* Short task *
Look through the material and copy each line holding "diagram".

* Supplied data *
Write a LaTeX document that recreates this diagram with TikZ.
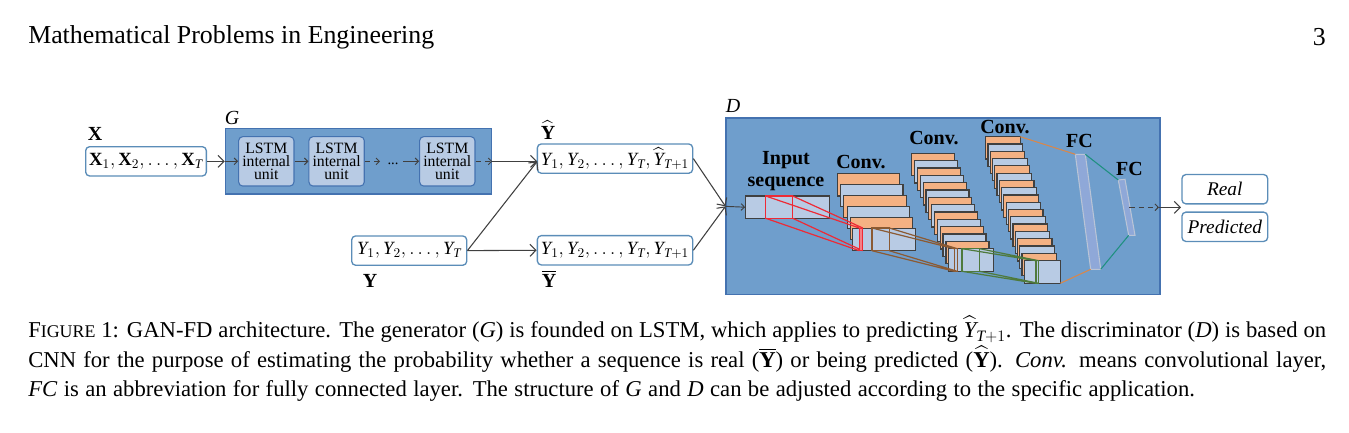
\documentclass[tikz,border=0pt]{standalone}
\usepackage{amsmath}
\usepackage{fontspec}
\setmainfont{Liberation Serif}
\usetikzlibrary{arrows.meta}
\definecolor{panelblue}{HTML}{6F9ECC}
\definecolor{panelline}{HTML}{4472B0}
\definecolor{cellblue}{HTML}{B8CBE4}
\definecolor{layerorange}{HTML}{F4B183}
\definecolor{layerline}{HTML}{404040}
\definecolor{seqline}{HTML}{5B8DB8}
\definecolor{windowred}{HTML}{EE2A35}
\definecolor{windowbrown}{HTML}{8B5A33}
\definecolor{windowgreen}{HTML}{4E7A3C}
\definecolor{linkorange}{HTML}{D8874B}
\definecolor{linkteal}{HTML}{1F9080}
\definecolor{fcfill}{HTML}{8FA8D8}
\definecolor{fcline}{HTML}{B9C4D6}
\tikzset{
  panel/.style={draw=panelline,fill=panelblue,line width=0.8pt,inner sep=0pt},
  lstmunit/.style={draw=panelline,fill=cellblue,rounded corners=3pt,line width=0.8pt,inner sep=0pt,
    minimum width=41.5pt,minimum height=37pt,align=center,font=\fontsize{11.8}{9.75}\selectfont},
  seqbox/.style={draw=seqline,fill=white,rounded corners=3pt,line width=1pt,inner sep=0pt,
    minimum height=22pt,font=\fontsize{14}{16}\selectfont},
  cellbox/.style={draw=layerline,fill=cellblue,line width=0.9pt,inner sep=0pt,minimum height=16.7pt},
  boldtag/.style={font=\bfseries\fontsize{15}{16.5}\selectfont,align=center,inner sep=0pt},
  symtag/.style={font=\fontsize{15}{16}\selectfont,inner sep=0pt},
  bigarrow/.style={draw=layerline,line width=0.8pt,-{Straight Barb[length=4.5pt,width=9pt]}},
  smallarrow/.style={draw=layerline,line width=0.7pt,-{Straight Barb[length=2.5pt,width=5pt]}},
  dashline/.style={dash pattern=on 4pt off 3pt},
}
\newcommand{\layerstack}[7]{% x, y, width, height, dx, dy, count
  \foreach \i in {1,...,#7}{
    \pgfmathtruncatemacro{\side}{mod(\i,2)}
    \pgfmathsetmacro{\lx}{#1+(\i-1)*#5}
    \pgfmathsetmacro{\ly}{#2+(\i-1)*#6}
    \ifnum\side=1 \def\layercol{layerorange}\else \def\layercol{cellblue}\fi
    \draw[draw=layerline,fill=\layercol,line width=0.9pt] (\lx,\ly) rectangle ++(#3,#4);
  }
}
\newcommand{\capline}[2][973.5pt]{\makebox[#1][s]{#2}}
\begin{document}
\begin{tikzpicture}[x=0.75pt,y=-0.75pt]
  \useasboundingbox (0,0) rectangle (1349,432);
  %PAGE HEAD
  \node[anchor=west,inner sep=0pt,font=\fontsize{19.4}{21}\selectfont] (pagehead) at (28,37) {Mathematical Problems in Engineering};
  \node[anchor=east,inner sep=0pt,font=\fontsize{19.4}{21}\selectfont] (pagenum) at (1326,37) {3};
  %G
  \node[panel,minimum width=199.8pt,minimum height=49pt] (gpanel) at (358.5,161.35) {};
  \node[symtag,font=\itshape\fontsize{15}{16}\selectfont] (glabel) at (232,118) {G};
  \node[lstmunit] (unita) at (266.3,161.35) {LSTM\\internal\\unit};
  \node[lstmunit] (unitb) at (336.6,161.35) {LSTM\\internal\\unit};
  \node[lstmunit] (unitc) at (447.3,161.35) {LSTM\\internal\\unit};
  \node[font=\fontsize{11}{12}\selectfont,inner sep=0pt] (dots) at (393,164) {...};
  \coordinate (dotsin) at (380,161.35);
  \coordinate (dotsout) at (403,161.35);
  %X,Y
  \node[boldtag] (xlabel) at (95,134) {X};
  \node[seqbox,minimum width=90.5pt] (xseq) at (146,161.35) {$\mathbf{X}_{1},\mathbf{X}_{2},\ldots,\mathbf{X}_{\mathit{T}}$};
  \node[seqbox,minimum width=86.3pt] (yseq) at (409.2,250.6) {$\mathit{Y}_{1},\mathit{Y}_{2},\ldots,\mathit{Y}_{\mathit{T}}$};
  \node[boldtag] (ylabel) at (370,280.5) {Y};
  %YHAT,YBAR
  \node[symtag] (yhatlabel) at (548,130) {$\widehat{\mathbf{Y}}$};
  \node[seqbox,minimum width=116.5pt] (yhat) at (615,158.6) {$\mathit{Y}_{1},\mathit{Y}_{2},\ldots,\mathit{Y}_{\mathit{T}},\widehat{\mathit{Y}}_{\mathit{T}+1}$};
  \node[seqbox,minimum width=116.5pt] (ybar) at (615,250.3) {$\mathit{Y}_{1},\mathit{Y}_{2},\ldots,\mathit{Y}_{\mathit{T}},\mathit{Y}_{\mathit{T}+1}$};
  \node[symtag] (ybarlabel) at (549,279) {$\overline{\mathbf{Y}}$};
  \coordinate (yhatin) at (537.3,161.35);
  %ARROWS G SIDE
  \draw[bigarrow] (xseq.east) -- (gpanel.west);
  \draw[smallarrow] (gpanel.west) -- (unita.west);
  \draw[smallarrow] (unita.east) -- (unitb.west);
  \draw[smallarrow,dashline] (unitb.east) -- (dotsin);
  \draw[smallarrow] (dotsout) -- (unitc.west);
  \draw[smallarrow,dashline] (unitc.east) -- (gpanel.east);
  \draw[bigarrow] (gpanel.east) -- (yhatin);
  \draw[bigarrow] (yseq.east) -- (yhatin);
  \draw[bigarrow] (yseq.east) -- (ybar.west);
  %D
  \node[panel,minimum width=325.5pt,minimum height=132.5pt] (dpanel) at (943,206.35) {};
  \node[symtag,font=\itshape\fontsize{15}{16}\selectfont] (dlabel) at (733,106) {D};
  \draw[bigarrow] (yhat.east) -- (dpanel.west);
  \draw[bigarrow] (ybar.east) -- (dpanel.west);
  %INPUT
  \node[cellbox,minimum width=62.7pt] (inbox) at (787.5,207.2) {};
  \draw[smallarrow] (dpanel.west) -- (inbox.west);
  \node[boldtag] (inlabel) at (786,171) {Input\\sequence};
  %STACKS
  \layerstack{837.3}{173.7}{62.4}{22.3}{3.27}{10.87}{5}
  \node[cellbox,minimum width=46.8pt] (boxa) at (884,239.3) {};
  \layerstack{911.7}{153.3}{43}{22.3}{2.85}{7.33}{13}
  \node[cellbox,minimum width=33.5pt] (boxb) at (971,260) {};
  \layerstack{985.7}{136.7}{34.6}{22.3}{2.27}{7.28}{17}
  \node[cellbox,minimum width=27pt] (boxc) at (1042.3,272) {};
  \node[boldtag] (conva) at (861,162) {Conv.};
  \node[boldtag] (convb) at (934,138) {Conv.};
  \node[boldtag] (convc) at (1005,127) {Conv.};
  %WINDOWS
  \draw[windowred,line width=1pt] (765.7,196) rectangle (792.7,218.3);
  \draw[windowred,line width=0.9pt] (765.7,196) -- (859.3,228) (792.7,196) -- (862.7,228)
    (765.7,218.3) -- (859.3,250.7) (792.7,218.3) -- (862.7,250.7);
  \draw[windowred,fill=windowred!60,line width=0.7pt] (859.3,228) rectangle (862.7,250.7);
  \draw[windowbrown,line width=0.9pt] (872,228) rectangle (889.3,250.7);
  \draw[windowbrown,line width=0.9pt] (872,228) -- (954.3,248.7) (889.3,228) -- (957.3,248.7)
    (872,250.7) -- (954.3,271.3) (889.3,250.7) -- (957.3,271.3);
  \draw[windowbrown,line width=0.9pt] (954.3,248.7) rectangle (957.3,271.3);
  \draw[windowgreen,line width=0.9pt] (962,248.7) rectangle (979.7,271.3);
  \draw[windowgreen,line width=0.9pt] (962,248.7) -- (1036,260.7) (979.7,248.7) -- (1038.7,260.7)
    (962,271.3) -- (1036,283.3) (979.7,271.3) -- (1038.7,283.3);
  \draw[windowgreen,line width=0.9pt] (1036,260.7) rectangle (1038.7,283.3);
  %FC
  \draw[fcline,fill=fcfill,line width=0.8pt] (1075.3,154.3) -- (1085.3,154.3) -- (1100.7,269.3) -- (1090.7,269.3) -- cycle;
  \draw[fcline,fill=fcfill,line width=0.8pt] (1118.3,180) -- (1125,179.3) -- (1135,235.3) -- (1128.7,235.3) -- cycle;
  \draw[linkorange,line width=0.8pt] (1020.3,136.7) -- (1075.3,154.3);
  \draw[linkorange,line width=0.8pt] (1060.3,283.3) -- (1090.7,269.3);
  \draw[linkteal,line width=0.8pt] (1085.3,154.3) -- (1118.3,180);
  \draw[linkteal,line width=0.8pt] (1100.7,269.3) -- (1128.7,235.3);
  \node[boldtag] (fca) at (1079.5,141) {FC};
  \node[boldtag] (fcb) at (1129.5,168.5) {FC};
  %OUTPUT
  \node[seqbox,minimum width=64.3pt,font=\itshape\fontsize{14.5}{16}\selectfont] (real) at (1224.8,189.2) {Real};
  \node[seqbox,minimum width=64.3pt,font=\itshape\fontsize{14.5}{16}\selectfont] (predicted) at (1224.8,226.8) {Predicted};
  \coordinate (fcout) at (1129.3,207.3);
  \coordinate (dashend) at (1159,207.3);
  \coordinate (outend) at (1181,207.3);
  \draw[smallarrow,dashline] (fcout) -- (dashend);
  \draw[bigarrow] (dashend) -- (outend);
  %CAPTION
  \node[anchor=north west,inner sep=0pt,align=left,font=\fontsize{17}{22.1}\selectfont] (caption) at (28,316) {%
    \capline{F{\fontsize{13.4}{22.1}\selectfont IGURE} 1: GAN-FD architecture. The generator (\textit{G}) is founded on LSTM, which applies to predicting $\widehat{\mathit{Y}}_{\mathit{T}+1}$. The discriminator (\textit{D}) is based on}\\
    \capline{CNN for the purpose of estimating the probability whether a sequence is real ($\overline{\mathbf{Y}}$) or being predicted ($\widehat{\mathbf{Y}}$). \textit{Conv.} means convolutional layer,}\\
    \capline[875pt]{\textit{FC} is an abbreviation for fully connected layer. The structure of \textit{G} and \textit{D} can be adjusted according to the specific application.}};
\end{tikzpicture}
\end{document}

---

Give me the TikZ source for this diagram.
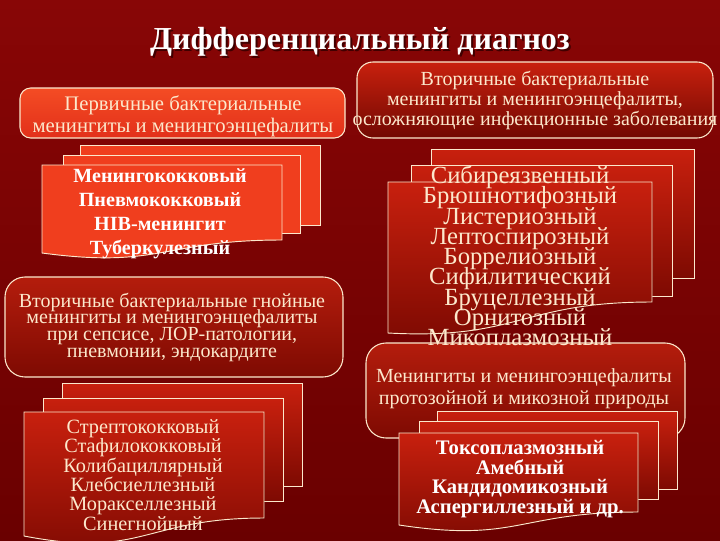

* Written response *
Write a LaTeX document that recreates this diagram with TikZ.
Give me the TikZ source for this diagram.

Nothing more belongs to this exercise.